§ **What is required**:
Without the pictures, print the lines running from the beginning of the material to the line containing "-7.65, -7.7, -7.75, -7.7, -7.6, -7.5, -7.4, -7.35]", both ends included.

§ **Data section**:
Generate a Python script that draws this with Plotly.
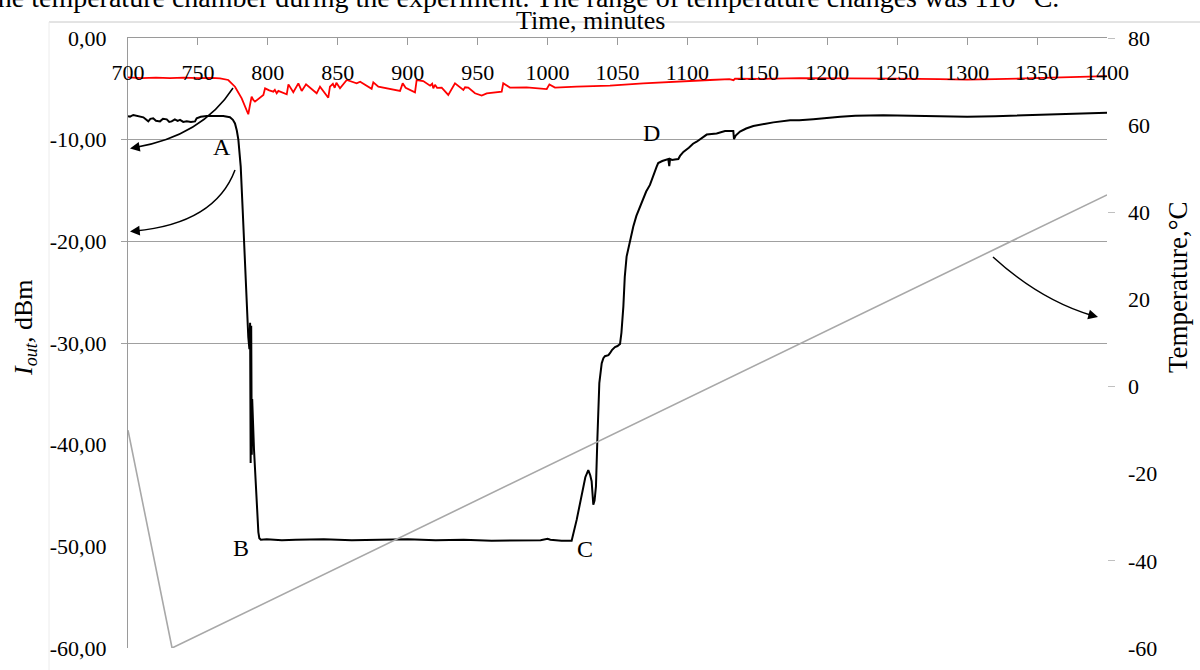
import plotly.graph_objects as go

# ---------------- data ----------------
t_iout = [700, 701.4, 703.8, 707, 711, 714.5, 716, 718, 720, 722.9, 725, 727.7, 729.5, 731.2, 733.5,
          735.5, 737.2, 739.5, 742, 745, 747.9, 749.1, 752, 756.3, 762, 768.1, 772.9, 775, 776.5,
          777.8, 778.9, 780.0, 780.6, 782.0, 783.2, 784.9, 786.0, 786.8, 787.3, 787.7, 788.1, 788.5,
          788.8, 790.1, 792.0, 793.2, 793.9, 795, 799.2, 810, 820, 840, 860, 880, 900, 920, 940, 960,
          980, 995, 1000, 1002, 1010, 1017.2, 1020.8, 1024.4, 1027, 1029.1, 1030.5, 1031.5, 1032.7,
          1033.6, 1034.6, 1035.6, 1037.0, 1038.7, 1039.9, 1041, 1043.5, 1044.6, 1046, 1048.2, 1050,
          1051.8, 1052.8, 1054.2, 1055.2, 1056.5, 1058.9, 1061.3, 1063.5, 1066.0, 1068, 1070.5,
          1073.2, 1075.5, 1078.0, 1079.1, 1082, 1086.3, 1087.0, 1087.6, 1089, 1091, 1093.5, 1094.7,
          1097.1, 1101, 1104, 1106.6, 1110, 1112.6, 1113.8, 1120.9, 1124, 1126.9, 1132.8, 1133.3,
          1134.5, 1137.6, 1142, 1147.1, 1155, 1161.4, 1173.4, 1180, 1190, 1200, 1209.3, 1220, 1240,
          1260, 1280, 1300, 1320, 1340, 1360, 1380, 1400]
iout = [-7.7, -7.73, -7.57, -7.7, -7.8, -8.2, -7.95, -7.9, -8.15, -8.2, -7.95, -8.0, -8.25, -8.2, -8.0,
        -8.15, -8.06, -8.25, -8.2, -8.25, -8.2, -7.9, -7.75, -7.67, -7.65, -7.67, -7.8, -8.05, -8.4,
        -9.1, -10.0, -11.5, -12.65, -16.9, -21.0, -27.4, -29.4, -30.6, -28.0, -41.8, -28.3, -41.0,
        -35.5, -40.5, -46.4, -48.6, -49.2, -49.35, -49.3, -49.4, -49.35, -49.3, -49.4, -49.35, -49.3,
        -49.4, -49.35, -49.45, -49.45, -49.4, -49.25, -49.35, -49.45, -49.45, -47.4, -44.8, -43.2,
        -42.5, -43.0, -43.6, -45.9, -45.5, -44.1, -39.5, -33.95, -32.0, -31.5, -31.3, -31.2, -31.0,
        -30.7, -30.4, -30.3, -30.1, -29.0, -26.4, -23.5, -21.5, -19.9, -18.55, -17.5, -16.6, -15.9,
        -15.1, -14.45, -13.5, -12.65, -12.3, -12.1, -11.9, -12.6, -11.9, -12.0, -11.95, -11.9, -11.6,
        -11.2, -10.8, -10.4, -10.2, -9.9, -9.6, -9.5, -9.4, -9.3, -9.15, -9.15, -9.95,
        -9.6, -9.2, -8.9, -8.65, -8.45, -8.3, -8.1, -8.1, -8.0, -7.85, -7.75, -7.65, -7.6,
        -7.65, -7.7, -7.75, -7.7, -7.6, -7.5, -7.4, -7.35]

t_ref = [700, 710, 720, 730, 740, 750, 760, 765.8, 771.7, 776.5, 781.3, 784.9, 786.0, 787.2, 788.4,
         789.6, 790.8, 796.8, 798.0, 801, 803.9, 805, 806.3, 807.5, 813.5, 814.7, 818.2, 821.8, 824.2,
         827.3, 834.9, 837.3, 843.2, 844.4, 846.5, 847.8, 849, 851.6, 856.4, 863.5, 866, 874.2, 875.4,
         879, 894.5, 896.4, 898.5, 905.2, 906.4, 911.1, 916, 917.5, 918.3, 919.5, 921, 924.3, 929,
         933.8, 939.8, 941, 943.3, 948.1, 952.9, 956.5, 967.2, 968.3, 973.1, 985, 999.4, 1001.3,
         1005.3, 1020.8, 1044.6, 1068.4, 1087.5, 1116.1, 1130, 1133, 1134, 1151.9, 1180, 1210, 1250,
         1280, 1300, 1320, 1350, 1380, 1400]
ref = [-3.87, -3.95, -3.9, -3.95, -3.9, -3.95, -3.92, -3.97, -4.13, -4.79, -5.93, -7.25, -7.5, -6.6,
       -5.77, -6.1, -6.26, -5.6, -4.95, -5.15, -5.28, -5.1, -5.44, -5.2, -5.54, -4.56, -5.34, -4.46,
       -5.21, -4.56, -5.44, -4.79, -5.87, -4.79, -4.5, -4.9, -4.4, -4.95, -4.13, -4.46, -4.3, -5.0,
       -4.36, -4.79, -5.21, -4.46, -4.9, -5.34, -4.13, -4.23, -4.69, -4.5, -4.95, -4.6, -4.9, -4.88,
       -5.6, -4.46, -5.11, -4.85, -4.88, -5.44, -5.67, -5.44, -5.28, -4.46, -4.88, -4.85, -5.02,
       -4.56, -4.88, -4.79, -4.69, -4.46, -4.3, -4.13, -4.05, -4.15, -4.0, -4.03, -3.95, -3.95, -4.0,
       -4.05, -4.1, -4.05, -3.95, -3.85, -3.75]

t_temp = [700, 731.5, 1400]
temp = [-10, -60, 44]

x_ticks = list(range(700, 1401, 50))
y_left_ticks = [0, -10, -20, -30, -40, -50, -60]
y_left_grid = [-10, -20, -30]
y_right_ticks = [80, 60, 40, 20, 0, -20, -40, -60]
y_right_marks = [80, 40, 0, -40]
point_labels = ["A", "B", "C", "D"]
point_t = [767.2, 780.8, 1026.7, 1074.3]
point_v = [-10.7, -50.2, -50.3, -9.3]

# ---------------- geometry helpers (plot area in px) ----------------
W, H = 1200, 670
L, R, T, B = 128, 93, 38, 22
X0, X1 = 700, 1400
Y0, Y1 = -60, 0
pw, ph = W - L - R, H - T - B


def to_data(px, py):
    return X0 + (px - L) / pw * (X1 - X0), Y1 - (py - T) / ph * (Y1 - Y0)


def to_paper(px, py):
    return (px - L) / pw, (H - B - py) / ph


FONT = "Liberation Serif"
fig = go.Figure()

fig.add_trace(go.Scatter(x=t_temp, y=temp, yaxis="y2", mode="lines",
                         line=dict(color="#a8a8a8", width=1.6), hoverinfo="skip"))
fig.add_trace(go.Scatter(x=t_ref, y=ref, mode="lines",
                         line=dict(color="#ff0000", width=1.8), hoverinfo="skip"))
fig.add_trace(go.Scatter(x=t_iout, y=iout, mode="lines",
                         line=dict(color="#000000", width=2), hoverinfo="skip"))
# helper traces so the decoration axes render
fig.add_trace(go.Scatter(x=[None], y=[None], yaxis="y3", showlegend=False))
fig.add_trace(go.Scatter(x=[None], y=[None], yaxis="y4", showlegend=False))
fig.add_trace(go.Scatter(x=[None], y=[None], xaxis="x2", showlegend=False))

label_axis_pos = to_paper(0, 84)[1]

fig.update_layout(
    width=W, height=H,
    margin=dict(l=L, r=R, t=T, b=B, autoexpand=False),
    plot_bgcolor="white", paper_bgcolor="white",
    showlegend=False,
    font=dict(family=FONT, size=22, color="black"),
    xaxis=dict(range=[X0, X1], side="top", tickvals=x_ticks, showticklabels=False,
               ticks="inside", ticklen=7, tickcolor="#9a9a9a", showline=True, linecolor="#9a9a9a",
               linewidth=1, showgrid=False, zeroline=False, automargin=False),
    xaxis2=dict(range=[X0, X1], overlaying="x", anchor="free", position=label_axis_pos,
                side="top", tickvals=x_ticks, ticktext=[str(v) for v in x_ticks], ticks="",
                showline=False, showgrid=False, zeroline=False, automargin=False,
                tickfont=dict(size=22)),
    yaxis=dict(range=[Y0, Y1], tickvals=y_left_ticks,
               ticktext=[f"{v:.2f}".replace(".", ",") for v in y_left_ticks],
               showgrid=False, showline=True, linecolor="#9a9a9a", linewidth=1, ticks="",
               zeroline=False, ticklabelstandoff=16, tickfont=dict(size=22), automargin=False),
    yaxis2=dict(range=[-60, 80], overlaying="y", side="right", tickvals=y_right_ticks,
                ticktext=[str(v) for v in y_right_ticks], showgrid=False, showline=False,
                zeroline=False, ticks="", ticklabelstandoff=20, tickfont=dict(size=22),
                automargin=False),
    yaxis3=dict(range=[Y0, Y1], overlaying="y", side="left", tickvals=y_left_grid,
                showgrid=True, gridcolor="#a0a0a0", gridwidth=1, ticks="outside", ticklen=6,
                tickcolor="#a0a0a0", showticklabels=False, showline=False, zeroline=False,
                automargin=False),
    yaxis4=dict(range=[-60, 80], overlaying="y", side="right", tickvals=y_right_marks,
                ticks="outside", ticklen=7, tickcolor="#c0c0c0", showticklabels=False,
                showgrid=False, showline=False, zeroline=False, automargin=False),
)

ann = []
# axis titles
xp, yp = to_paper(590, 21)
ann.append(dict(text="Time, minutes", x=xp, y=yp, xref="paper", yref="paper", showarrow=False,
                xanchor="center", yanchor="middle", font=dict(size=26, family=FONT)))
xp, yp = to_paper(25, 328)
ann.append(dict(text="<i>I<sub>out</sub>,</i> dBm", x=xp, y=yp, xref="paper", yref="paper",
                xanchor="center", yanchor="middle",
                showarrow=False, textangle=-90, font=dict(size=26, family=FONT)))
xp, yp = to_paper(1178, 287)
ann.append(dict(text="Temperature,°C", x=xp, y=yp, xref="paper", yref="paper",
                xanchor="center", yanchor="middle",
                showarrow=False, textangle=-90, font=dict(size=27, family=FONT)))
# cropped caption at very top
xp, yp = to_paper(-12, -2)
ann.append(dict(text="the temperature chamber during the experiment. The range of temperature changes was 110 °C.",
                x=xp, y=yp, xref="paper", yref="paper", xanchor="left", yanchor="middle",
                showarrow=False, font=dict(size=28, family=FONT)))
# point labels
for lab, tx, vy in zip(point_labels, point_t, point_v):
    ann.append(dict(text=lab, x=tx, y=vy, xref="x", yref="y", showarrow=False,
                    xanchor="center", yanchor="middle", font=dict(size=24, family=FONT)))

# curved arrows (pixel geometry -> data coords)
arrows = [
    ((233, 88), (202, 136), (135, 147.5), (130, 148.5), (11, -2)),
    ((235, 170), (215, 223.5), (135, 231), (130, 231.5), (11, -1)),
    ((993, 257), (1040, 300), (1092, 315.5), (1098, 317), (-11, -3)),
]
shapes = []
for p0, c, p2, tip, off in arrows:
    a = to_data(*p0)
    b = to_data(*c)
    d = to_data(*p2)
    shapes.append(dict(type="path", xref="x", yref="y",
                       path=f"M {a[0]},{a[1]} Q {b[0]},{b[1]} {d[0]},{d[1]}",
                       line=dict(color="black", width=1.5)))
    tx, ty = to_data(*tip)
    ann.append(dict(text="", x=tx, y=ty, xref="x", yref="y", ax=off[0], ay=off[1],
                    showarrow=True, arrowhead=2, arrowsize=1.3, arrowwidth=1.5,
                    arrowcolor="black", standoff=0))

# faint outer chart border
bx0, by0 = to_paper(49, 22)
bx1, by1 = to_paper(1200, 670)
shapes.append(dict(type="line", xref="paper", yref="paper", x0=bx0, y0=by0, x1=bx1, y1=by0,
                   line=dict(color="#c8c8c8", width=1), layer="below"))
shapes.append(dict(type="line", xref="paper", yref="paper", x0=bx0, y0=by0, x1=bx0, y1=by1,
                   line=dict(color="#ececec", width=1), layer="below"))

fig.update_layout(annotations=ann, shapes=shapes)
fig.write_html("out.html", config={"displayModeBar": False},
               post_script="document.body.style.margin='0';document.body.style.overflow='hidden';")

§ **The completed task**:
Generate a Python script that draws this with Plotly.
import plotly.graph_objects as go

# ---------------- data ----------------
t_iout = [700, 701.4, 703.8, 707, 711, 714.5, 716, 718, 720, 722.9, 725, 727.7, 729.5, 731.2, 733.5,
          735.5, 737.2, 739.5, 742, 745, 747.9, 749.1, 752, 756.3, 762, 768.1, 772.9, 775, 776.5,
          777.8, 778.9, 780.0, 780.6, 782.0, 783.2, 784.9, 786.0, 786.8, 787.3, 787.7, 788.1, 788.5,
          788.8, 790.1, 792.0, 793.2, 793.9, 795, 799.2, 810, 820, 840, 860, 880, 900, 920, 940, 960,
          980, 995, 1000, 1002, 1010, 1017.2, 1020.8, 1024.4, 1027, 1029.1, 1030.5, 1031.5, 1032.7,
          1033.6, 1034.6, 1035.6, 1037.0, 1038.7, 1039.9, 1041, 1043.5, 1044.6, 1046, 1048.2, 1050,
          1051.8, 1052.8, 1054.2, 1055.2, 1056.5, 1058.9, 1061.3, 1063.5, 1066.0, 1068, 1070.5,
          1073.2, 1075.5, 1078.0, 1079.1, 1082, 1086.3, 1087.0, 1087.6, 1089, 1091, 1093.5, 1094.7,
          1097.1, 1101, 1104, 1106.6, 1110, 1112.6, 1113.8, 1120.9, 1124, 1126.9, 1132.8, 1133.3,
          1134.5, 1137.6, 1142, 1147.1, 1155, 1161.4, 1173.4, 1180, 1190, 1200, 1209.3, 1220, 1240,
          1260, 1280, 1300, 1320, 1340, 1360, 1380, 1400]
iout = [-7.7, -7.73, -7.57, -7.7, -7.8, -8.2, -7.95, -7.9, -8.15, -8.2, -7.95, -8.0, -8.25, -8.2, -8.0,
        -8.15, -8.06, -8.25, -8.2, -8.25, -8.2, -7.9, -7.75, -7.67, -7.65, -7.67, -7.8, -8.05, -8.4,
        -9.1, -10.0, -11.5, -12.65, -16.9, -21.0, -27.4, -29.4, -30.6, -28.0, -41.8, -28.3, -41.0,
        -35.5, -40.5, -46.4, -48.6, -49.2, -49.35, -49.3, -49.4, -49.35, -49.3, -49.4, -49.35, -49.3,
        -49.4, -49.35, -49.45, -49.45, -49.4, -49.25, -49.35, -49.45, -49.45, -47.4, -44.8, -43.2,
        -42.5, -43.0, -43.6, -45.9, -45.5, -44.1, -39.5, -33.95, -32.0, -31.5, -31.3, -31.2, -31.0,
        -30.7, -30.4, -30.3, -30.1, -29.0, -26.4, -23.5, -21.5, -19.9, -18.55, -17.5, -16.6, -15.9,
        -15.1, -14.45, -13.5, -12.65, -12.3, -12.1, -11.9, -12.6, -11.9, -12.0, -11.95, -11.9, -11.6,
        -11.2, -10.8, -10.4, -10.2, -9.9, -9.6, -9.5, -9.4, -9.3, -9.15, -9.15, -9.95,
        -9.6, -9.2, -8.9, -8.65, -8.45, -8.3, -8.1, -8.1, -8.0, -7.85, -7.75, -7.65, -7.6,
        -7.65, -7.7, -7.75, -7.7, -7.6, -7.5, -7.4, -7.35]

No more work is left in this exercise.